There is one more Feynman story that shows how history can trick people into finding meaning in random events. As an undergraduate studying in his room, Feynman had an intense premonition that his grandmother had died. At that very moment another student shouted, “Feynman you have a phone call.” (The residence hall at MIT had only one phone back then.) Feynman headed toward the phone dreading what he was about to hear only to learn the call was from another student saying that he had left his book in the classroom. Feynman thought to himself, people must have premonitions like this all the time. Most of the time a premonition passes and nothing happens, so it is forgotten. But in a few rare cases, solely by chance, the premonitions are fulfilled. For instance, what if the call had been to say his grandmother had died? To many people, such as experience could be transformative – something they would never forget and often repeat. To Feynman, fulfilled premonitions were a perfect example of data mining. With enough people having enough premonitions, there were certain to be some remarkable coincidences. The same is true of financial markets. With enough researchers performing enough studies, they are almost certain to find a variety of apparent market anomalies.

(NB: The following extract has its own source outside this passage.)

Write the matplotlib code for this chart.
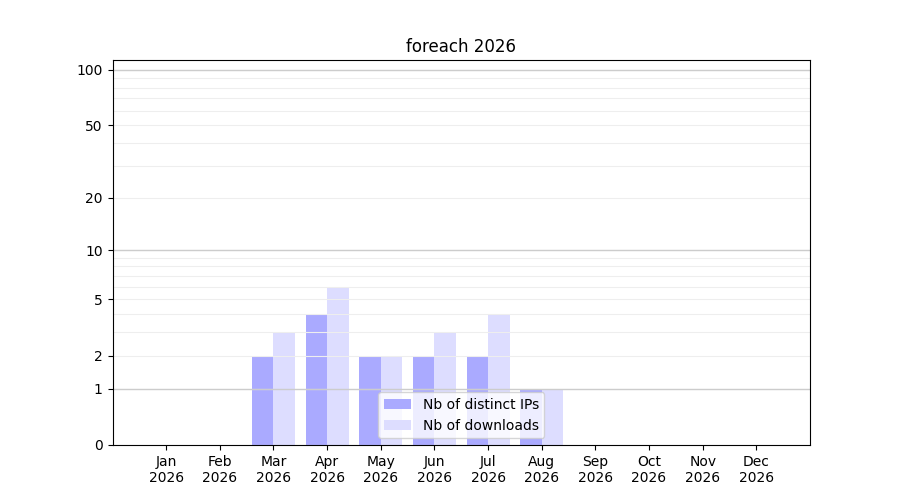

The best way to check for data mining is to repeat an experiment. This is commonly done, for example, in the testing of new drugs. If the effect in question reoccurs in several independent trials, it is unlikely to be an artifact of data mining. Unfortunately, in the case of financial market history, we only get to watch the movie once. There is only one historical record of security price behavior. The fact that we now have evidence on thousands of stocks for almost a century in the United States is a two-edged sword. The large sample increases the power of statistical tests that can be performed, but it also increases the number of anomalies that will be uncovered by extensive data mining. What is needed is a new data set.

The best solution is to wait another century for nature to provide a new data set. That option, however, is not appealing to current investors. A more feasible alternative is to use heretofore unexamined international data. Although sample periods are shorter, there are fewer subject companies, and the data are usually not as clean, international data can provide an independent test of hypotheses. The problem is that with the explosion of global financial databases, unexamined data is becoming scarce.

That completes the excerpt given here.